* _What to work on_:
Reproduce the entries shown below only from the line with "Output the Python" down to the line with "import plotly.graph_objects as go", keeping both end lines and copying each one exactly.

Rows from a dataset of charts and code
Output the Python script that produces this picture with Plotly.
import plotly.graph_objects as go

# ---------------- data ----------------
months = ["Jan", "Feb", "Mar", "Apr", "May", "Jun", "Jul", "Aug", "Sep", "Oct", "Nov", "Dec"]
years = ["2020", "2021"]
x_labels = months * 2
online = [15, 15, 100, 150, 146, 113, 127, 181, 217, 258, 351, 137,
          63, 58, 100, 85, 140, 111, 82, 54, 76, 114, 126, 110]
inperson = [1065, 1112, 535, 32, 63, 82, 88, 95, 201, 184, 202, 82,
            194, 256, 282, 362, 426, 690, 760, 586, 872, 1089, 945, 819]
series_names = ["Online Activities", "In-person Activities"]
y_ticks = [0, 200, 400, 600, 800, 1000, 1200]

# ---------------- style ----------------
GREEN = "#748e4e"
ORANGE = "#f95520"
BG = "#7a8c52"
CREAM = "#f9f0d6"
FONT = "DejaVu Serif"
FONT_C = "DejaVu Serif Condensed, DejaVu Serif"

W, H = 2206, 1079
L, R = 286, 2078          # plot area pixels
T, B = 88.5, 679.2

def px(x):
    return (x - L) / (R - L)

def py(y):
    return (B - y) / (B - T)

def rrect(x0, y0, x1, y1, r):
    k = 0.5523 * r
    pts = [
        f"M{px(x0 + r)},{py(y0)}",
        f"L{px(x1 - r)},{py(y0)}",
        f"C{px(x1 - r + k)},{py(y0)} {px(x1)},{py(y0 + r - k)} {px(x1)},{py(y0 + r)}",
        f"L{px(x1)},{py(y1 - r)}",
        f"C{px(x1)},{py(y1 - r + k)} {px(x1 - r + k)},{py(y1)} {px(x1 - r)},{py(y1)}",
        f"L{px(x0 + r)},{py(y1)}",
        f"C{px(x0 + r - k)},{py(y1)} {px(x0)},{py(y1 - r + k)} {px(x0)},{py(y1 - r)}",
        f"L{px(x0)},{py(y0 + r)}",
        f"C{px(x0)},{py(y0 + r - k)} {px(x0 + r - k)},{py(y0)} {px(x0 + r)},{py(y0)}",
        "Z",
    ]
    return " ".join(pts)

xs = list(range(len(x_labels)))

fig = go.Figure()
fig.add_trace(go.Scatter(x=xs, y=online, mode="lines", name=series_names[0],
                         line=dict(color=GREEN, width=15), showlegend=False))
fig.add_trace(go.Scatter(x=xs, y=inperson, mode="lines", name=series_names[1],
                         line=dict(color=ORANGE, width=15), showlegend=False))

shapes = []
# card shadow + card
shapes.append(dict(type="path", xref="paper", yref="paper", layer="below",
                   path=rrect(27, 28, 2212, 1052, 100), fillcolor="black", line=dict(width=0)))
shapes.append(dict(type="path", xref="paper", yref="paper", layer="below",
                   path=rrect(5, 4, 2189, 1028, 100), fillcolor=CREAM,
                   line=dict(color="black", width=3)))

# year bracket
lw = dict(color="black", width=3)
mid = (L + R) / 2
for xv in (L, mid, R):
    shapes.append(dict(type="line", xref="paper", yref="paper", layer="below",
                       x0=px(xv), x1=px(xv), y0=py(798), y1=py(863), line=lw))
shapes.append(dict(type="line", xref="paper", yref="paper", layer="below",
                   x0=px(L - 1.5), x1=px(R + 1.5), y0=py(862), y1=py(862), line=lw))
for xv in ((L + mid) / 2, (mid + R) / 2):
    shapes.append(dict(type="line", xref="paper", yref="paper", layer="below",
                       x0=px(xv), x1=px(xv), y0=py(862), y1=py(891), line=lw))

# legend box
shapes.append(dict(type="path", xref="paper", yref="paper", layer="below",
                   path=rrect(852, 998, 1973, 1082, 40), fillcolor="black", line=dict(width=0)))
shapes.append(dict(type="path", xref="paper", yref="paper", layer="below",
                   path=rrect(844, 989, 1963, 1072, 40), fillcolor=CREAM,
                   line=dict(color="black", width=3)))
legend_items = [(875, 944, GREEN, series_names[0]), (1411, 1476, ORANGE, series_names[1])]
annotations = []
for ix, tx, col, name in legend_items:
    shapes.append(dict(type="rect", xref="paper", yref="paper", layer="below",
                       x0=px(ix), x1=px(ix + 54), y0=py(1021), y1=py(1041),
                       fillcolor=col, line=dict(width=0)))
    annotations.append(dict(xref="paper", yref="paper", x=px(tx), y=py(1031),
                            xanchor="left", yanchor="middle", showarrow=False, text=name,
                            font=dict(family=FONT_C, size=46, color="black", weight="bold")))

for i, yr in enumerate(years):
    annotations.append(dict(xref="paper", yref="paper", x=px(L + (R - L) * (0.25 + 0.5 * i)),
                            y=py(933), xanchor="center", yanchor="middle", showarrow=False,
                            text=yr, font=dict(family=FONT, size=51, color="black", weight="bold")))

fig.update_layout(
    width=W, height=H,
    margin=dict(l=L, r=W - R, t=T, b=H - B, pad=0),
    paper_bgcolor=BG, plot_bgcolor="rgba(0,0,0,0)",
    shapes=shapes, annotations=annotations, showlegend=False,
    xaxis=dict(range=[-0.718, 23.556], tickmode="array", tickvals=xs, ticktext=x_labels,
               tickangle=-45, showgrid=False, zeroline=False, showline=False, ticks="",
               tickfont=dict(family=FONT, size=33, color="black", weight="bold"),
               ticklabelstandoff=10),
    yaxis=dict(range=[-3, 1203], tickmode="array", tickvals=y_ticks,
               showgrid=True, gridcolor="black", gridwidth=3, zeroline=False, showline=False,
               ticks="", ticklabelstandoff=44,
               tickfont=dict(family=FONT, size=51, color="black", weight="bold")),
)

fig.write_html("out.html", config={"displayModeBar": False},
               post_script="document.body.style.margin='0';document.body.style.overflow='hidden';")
---
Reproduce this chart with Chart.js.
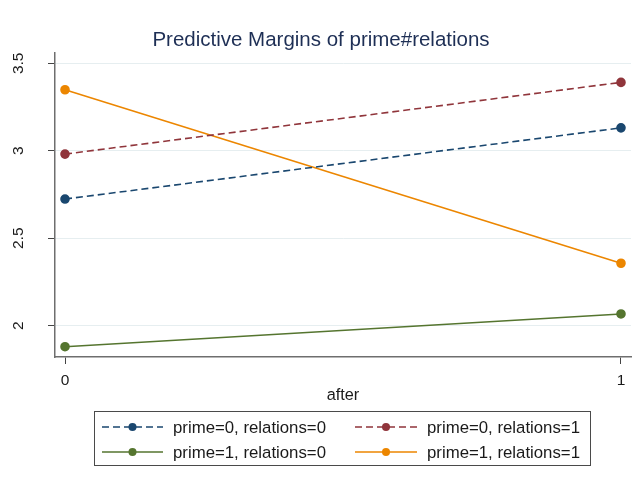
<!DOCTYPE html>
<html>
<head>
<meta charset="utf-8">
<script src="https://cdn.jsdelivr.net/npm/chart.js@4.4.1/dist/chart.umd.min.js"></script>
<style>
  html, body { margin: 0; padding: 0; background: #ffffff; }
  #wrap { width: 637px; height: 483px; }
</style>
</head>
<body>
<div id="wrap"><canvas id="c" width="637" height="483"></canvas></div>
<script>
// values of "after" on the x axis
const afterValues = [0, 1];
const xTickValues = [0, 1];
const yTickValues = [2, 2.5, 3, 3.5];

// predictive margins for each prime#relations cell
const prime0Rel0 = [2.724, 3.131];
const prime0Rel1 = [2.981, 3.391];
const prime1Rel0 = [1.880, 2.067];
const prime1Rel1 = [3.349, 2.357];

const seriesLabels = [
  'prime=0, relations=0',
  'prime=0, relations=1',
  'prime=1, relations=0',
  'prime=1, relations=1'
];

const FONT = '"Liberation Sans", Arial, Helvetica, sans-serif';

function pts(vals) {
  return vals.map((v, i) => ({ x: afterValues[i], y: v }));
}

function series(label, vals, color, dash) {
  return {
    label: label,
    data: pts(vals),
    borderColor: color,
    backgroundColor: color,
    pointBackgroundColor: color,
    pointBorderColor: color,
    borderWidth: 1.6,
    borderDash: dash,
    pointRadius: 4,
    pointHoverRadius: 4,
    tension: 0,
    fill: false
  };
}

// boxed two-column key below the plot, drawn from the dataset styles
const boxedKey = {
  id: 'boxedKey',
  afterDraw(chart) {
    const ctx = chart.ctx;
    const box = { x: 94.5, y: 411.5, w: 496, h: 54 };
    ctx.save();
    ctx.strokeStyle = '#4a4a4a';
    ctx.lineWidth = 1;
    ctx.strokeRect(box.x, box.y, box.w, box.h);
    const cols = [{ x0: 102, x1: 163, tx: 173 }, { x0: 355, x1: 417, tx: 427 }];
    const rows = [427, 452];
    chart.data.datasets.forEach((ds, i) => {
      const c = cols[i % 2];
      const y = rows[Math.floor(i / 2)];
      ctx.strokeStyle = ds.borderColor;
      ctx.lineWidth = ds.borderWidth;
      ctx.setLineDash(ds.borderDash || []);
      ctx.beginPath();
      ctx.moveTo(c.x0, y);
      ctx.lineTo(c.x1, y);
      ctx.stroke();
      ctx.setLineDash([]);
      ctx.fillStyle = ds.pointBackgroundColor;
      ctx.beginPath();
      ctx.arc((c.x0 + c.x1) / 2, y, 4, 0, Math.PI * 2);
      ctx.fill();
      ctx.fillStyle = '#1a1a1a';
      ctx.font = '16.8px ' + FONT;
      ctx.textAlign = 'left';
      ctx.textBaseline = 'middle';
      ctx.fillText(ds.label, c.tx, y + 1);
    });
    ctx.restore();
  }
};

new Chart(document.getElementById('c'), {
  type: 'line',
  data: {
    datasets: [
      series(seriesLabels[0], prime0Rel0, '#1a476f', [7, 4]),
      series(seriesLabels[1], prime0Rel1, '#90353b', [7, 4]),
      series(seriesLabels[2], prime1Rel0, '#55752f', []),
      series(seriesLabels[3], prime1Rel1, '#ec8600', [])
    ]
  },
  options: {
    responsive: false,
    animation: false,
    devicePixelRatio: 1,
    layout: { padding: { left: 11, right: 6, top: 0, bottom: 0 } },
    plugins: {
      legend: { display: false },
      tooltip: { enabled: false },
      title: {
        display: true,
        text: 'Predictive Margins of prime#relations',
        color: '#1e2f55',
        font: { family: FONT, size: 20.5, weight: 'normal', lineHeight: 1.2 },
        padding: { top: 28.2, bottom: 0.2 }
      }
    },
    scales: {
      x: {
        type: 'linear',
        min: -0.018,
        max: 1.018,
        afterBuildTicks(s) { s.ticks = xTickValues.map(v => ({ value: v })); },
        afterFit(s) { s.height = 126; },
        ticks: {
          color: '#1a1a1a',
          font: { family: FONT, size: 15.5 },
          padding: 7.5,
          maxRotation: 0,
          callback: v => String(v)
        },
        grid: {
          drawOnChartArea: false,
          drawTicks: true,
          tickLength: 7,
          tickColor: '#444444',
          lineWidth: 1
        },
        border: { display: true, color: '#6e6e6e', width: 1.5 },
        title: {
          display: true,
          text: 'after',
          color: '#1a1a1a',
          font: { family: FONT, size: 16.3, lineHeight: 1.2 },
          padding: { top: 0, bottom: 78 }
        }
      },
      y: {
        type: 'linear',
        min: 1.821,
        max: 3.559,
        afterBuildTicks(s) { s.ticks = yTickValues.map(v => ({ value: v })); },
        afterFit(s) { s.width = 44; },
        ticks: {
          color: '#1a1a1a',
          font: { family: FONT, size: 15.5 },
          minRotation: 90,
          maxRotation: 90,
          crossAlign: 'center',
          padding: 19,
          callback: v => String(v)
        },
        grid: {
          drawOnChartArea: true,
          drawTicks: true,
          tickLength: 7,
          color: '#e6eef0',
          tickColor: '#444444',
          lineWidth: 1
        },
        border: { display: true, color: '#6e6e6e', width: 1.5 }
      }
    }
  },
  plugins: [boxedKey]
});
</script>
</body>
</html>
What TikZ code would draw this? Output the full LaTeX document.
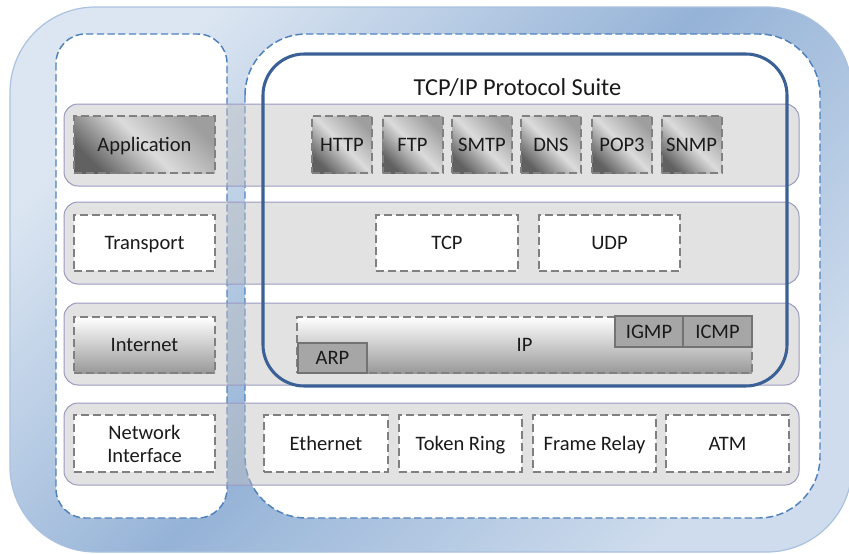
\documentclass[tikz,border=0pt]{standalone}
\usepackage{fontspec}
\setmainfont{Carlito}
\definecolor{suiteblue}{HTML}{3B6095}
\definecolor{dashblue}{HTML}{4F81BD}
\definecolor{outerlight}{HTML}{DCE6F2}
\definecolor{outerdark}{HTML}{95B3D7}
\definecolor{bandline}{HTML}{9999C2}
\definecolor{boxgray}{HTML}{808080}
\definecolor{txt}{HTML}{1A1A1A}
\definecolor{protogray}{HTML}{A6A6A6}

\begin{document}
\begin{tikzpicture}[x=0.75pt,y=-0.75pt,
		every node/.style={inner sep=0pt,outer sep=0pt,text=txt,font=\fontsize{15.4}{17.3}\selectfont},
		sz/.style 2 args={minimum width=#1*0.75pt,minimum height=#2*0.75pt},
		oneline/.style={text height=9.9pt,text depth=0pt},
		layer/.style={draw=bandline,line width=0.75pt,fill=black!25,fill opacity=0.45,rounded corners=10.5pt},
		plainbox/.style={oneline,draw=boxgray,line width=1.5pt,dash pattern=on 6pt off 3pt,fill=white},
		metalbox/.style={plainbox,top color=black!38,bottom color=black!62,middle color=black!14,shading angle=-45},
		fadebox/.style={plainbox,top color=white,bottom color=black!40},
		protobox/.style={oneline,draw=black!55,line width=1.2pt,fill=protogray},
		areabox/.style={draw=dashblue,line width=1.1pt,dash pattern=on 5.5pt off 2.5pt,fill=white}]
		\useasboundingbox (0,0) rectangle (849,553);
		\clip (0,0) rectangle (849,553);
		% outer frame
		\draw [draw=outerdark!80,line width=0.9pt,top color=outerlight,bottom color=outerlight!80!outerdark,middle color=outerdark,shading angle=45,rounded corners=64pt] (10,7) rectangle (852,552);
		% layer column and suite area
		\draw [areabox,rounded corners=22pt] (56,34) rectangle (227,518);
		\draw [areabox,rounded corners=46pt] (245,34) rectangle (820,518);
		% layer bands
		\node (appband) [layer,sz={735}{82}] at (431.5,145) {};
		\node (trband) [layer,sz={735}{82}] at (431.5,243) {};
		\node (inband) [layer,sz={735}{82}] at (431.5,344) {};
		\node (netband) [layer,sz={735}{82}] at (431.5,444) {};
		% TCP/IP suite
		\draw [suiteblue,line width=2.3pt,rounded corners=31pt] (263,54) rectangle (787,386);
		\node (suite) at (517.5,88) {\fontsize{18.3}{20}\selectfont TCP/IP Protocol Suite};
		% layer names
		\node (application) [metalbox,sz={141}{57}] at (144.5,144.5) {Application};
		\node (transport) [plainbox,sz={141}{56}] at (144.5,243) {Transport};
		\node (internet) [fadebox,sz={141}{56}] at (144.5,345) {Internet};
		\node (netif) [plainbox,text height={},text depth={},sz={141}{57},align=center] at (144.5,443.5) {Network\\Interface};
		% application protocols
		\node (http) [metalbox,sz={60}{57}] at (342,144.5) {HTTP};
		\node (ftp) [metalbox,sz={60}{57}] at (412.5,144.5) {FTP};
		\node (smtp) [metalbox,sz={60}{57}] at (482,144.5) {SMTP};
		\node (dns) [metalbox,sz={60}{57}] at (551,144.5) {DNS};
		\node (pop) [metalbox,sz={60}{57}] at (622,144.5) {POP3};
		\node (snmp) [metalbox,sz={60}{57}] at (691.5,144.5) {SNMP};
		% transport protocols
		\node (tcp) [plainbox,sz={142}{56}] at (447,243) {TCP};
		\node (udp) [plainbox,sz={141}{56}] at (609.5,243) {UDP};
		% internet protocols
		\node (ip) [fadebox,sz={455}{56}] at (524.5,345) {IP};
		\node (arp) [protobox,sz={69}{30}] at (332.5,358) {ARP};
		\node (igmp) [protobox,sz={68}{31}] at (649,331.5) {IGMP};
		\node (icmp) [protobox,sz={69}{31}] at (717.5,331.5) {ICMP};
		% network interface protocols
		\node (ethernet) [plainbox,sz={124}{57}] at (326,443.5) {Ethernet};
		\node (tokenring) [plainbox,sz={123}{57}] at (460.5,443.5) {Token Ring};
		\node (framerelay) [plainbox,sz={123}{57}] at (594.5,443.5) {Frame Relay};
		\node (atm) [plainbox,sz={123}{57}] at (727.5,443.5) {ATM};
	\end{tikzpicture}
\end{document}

* _Final result_:
Output the Python script that produces this picture with Plotly.
import plotly.graph_objects as go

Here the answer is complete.